Partiamo dall’inizio. Come è nata l’idea?
«Trudie mi ha raccontato che tutte le volte che era stata qui a Napoli l’aveva vista solo dal mare. Ne era attratta, ma non ci era mai entrata. A un certo punto ha pensato che era arrivato il momento di farlo. Alla fine si è smarrita in questa bellezza».
E prima di cominciare l’ha contattata.
«Sì, in tanti le hanno fatto il mio nome. Anche Luciano Stella, il produttore, lo stesso di Nostalgia di Martone. È venuta e mi fa, lo so chi siete, che avete un mucchio di cose da fare. Ma mettetevi tranquillo. Io vi farò un mucchio di volte la stessa domanda. Con calma. Facciamo tutto con calma. È un documentario che dà voce a Napoli. Non l’ho lasciata neanche finire di parlare. Le ho detto: con piacere, ci sto».
E qual è la cosa che le è piaciuta di più di lei?
«Il dono del tempo che ci ha lasciato. È entrata in punta di piedi, con molta curiosità e delicatezza. A me ha fatto venire in mente quel restauro che fanno i giapponesi con un coccio rotto riunendo i pezzi con un filo d’oro. Lei ha fatto la stessa cosa perché con quel filo d’oro ha esaltato le sue ferite, perché Napoli è un coccio rotto. Dalla monnezza può nascere il bello».
È un po’ quello che ha fatto lei al Rione Sanità.
«Io ero parroco di 5 parrocchie con annesse una decina di chiese. Le abbiamo fatte accarezzare dalle pietre preziose, che sono i nostri ragazzi. Noi abbiamo dovuto fare comunità, ci siamo preoccupati di aprire le chiese chiuse, non utilizzate, ne abbiamo fatti centri di cultura, un museo con 30 mila visitatori paganti».
E i giovani si sono innamorati?
«Più che innamorati erano predisposti alla bellezza. Io a scuola ero un pessimo ragazzo, avevo 7 in condotta. La preside disse ai miei: mandatelo a lavorare. Quando ho capito che sbagliavo, mi sono messo a studiare teologia. A Sanità erano ragazzi di strada. C’è uno, Enzo, che aveva lasciato la scuola. Gli ho detto, tu hai la faccia, tu sei fatto per un’altra cosa. Ha studiato l’inglese. L’hanno chiamato in America. Ho paura, mi dice. Ti sto vicino io. Ha preso la laurea. Adesso lo chiamano addirittura in Giappone a tenere lezioni di rigenerazione urbana. Cioè quello che ha fatto qui nel quartiere».
Nel film si parla anche delle lezioni di boxe in una chiesa del Rione Sanità...

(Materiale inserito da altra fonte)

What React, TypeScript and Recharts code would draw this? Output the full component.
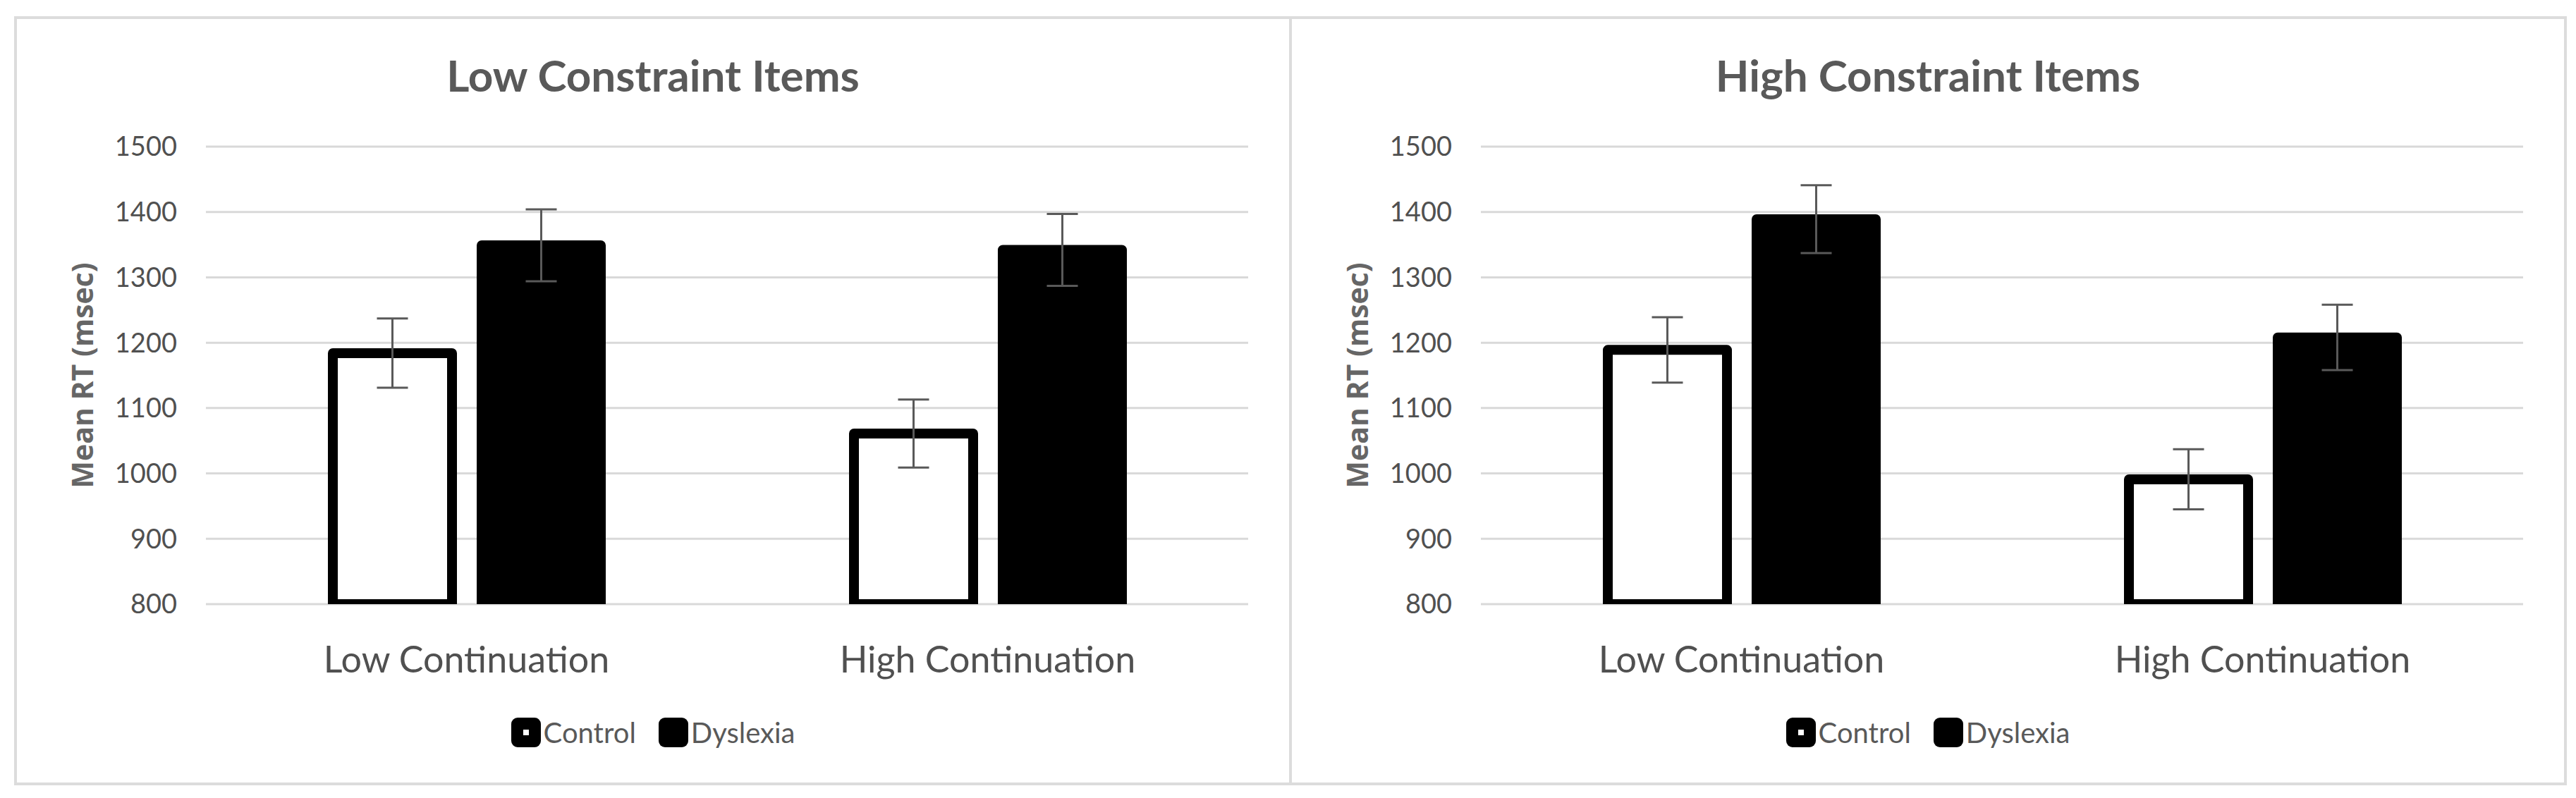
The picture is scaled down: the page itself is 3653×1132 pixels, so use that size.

«Avevamo sviluppato il teatro, il cinema, l’arte, la cultura, la pittura. A un certo punto i nostri educatori mi dicono: Antò, i ragazzi vogliono fare la boxe. Io: bene, chiamateli. Dico: ci sto, vi do una mano, ma scelgo io i maestri, il resto lo fate voi. Non c’è un posto dove fare il ring. Ho aperto la chiesa che aveva la sacrestia più grande e ho piazzato il ring e la palestra. Poi ho chiamato le Fiamme Gialle, per avere i maestri. E quelli, Antò, ma perché gli sbirri? Quelli sono campioni olimpici, rispondo, ho scelto i migliori. Sì, ma io ho la fedina sporca, rispondevano. Non preoccuparti. Tu impara il pugilato, quello devi fare. Adesso sono diventati amici dei poliziotti e loro li guardano con occhi diversi».
E con Sting come è andata?
«L’ho coinvolto nel progetto di Metamorfosi. Abbiamo recuperato i rottami delle barche dei migranti e i detenuti li hanno trasformati in strumenti musicali. L’orchestra del mare».
E poi?
«E poi guardatelo questo film. È un canto d’amore, ha fatto una gran cosa Trudie. Io per tutta la vita ho cercato di fare cose così, di liberare le anime, di liberare i cuori. Aprire il mio basso e dare la mia casa. È quello che è successo in questo film».